In an interview, the state's attorney for Baltimore County, Sandra A. O'Connor, said that the police and prosecutors had acted responsibly in the case, but that DNA technology did not exist at the time of Mr. Bloodsworth's trial. What did exist were the statements of five witnesses who said they saw him with the girl on the day she was killed.

Many of the DNA exonerations involved convictions based on witness statements, often many witnesses. Some of the witnesses were suspect (got plea bargains, etc), but many were reputable. Some of the witnesses were victims.

These stories, and a lot of cognitive science research, lead towards one important conclusion. Witnesses are unreliable; human memory simply does not work very well. A lot of what we "remember" is a "simulation" or "recreation" based on mixture of memory and clever invention. In other words, most of us routinely confabulate (there are people with exceptionally good memories who do less confabulation). Many of us are extremely suggestible, we can invent a lot of memory with just a few hints.

We need to deprecate the testimony of witnesses and rely upon them less. (PS. The death penalty is unworkable in the United States. Maybe it would work in Sweden, but they consider it barbaric.)

When people realize unemployment may be here to stay ...

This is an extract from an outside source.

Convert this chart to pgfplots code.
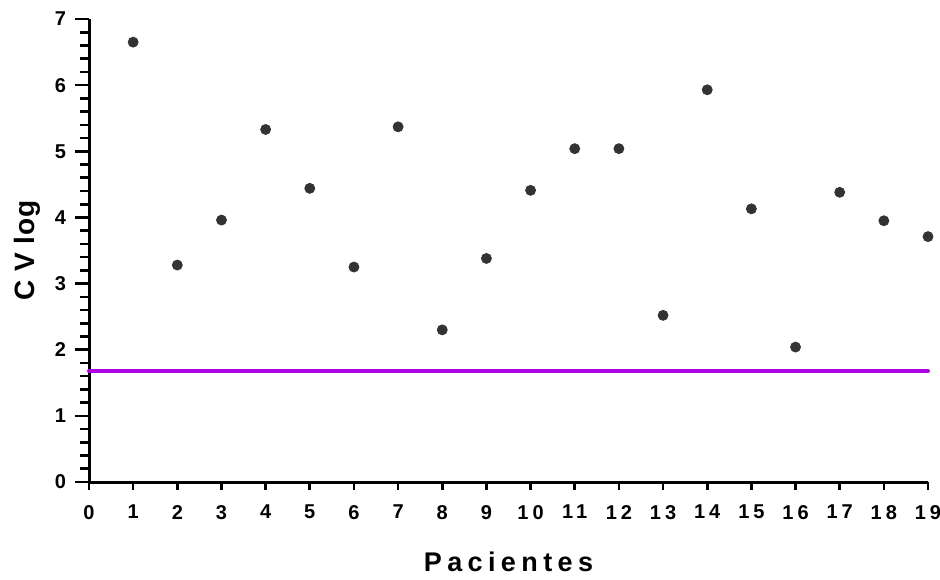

Fear of Bad Employment Reports: Archive Entry From Brad DeLong's Webjournal
What Doug fears [about the unemployment numbers] is that sometime soon households will change their states of mind: they will think that the risk of losing and then being without a job, or being unable to find anything other than a crappy job, is too high; and thus that they need to cut back on their spending significantly in order to build up their buffer stocks of savings as a way of insuring themselves against being ground into mush by the gears of the lousy job market.

If households' states of mind do shift in that direction, then we are in real, real trouble. The Bush Administration is incompetent at countercyclical policy. The Federal Reserve is out of ammunition, and cannot do much more to stimulate spending.

My wife compares this to the old adage that planes fly only because people believe they can. One day they realize a big heavy metal box can't possibly fly ...

Of course there's a historic solution to unemployment. Start a war that will need a lot of labor. Good think Bush thought about that ...

Schizophrenia and Bipolar disorder both have shared pathophysiology?

BBC NEWS | Health | Mental illnesses share gene flaw
Sabine Bahn, who led the research, published in The Lancet, said: "We believe that our results provide strong evidence for oligodendrocyte and myelin dysfunction in schizophrenia and bipolar disorder.

"The high degree of correlation between the expression changes in schizophrenia and bipolar disorder provide compelling evidence for common pathophysiological pathways that may govern the disease phenotypes of schizophrenia and bipolar disorder."

Fantastic results if they hold up. We've been so very much in the dark without a pathophysiologic mechanism. This is the kind of work that can lead towards a Nobel.